​Jeszcze przed końcem miesiąca przewodniczące w UE Niemcy położą na stół propozycję mechanizmu "pieniądze za praworządność", by rozpocząć negocjacje z Parlamentem Europejskim na temat budżetu UE na lata 2021-2027. Jak powiedział wysoki rangą unijny dyplomata - propozycja ma być kompromisem do zaakceptowania także dla Polski i Węgier. W kuluarach toczą się bardzo poufne i wrażliwe negocjacje nad każdym słowem tekstu. Kraje skandynawskie oraz Belgia i Holandia chciałyby mocniejszych sformułowań, jednak Węgry już zapowiedziały weto.

Unijny dyplomata w rozmowie z dziennikarką RMF FM dał do zrozumienia, że mechanizm pieniędzy za praworządność będzie oparty na uzgodnieniach ze szczytu UE z lipca.
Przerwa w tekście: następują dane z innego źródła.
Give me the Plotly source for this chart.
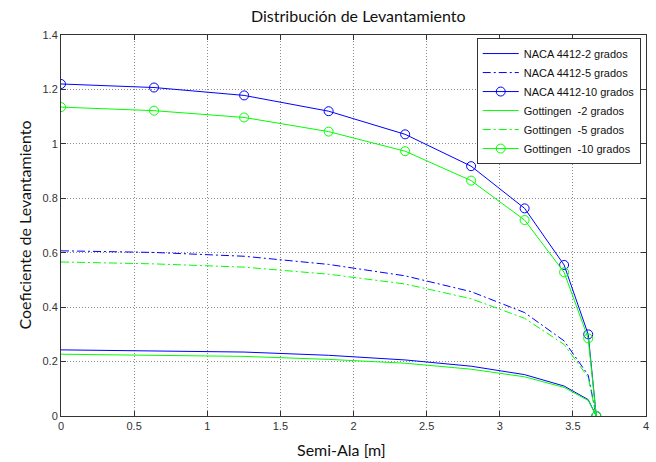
import plotly.graph_objects as go

semi_ala = [0, 0.636, 1.252, 1.83, 2.353, 2.804, 3.17, 3.44, 3.605, 3.66]

naca_2 = [0.243, 0.240, 0.235, 0.223, 0.206, 0.183, 0.152, 0.110, 0.060, 0]
naca_5 = [0.607, 0.601, 0.587, 0.557, 0.515, 0.457, 0.380, 0.276, 0.150, 0]
naca_10 = [1.220, 1.207, 1.178, 1.120, 1.035, 0.918, 0.763, 0.555, 0.300, 0]
gott_2 = [0.227, 0.224, 0.219, 0.208, 0.194, 0.172, 0.144, 0.105, 0.057, 0]
gott_5 = [0.566, 0.559, 0.547, 0.521, 0.485, 0.431, 0.359, 0.263, 0.142, 0]
gott_10 = [1.135, 1.122, 1.097, 1.045, 0.973, 0.865, 0.720, 0.528, 0.285, 0]

names = [
    "NACA 4412-2 grados",
    "NACA 4412-5 grados",
    "NACA 4412-10 grados",
    "Gottingen \u00a0-2 grados",
    "Gottingen \u00a0-5 grados",
    "Gottingen \u00a0-10 grados",
]

BLUE = "#0000ff"
GREEN = "#00ff00"
DASHDOT = "8px,3px,2px,3px"

series = [
    (naca_2, BLUE, "solid", False),
    (naca_5, BLUE, DASHDOT, False),
    (naca_10, BLUE, "solid", True),
    (gott_2, GREEN, "solid", False),
    (gott_5, GREEN, DASHDOT, False),
    (gott_10, GREEN, "solid", True),
]

fig = go.Figure()
for name, (ys, col, dash, mk) in zip(names, series):
    fig.add_trace(go.Scatter(
        x=semi_ala, y=ys, name=name,
        mode="lines+markers" if mk else "lines",
        line=dict(color=col, width=1, dash=dash),
        marker=dict(symbol="circle-open", size=9, color=col, line=dict(width=1, color=col)),
    ))

axis_common = dict(
    showline=True, linecolor="#333333", linewidth=1, mirror="ticks",
    ticks="inside", ticklen=5, tickcolor="#333333",
    showgrid=True, gridcolor="#8c8c8c", griddash="1px,2px", gridwidth=1,
    zeroline=False, automargin=False,
    tickfont=dict(family="Liberation Sans, Arial", size=11, color="#333333"),
)

label_font = dict(family="Lato", size=16, color="#111111")

fig.update_layout(
    width=656, height=462,
    paper_bgcolor="white", plot_bgcolor="white",
    margin=dict(l=61, r=10, t=35, b=46),
    xaxis=dict(range=[0, 4], tickvals=[0, 0.5, 1, 1.5, 2, 2.5, 3, 3.5, 4],
               ticktext=["0", "0.5", "1", "1.5", "2", "2.5", "3", "3.5", "4"],
               **axis_common),
    yaxis=dict(range=[0, 1.4], tickvals=[0, 0.2, 0.4, 0.6, 0.8, 1, 1.2, 1.4],
               ticktext=["0", "0.2", "0.4", "0.6", "0.8", "1", "1.2", "1.4"],
               **axis_common),
    legend=dict(x=0.991, xanchor="right", y=0.992, yanchor="top",
                bgcolor="white", bordercolor="#333333", borderwidth=1,
                font=dict(family="Liberation Sans, Arial", size=11, color="#111111"),
                tracegroupgap=0, itemwidth=36),
    showlegend=True,
    annotations=[
        dict(text="Distribución de Levantamiento", xref="paper", yref="paper",
             x=0.508, y=1, yshift=20, showarrow=False, xanchor="center", yanchor="middle",
             font=label_font),
        dict(text="Semi-Ala [m]", xref="paper", yref="paper",
             x=0.48, y=0, yshift=-33, showarrow=False, xanchor="center", yanchor="middle",
             font=label_font),
        dict(text="Coeficiente de Levantamiento", xref="paper", yref="paper",
             x=0, xshift=-37, y=0.5, showarrow=False, xanchor="center", yanchor="middle",
             textangle=-90, font=label_font),
    ],
)

fig.write_html("out.html", config={"displayModeBar": False},
               post_script="document.body.style.margin='0';document.body.style.overflow='hidden';")
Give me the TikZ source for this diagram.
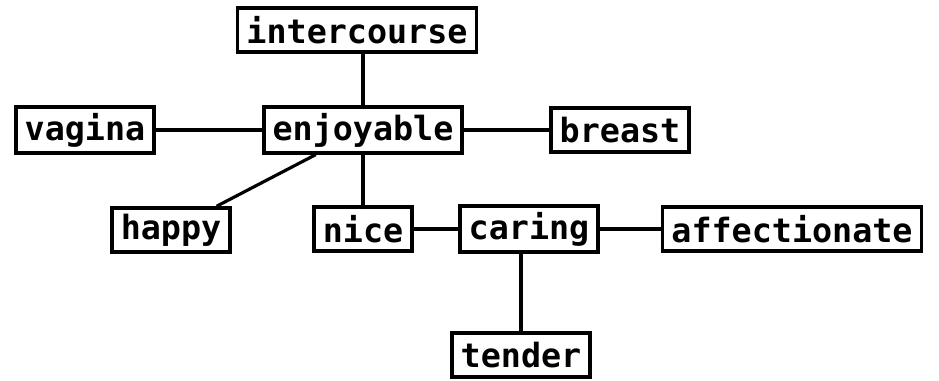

Oznacza to, że podjęcie ewentualnej decyzji o odbieraniu lub zamrażaniu środków będzie trudniejsze, niż pierwotnie chciała Komisja Europejska.

W propozycji mechanizmu będzie mowa o praworządności (po szczycie polskie władze przekonywały, że takiego powiązania w ogóle nie ma), ale nacisk będzie położony na ochronę budżetu i funduszu odbudowy przed oszustwami, korupcją i konfliktem interesów, co dała do zrozumienia w środę w swoim przemówieniu szefowa KE Ursula von der Leyen.

Unijny dyplomata przyznał, że tego typu kompromis jest konieczny, bo Węgry grożą zablokowaniem Funduszu Odbudowy unijnych gospodarek po pandemii, jeżeli zapisy w sprawie mechanizmu będą dla niego "niezadowalające". Jak ujawnił dyplomata - Polska ma podobne zdanie do Budapesztu.

PE chce natomiast mocnych zapisów, takich jakie proponowała KE. PE musi się zgodzić na unijny budżet, jednak prawdopodobnie nie zdoła przeforsować swojego stanowiska.

We wtorek odbędzie się kolejna debata ministrów ds. europejskich w sprawie praworządności w Polsce. W grudniu prawdopodobnie odbędzie się wysłuchanie Polski w ramach procedury art. 7.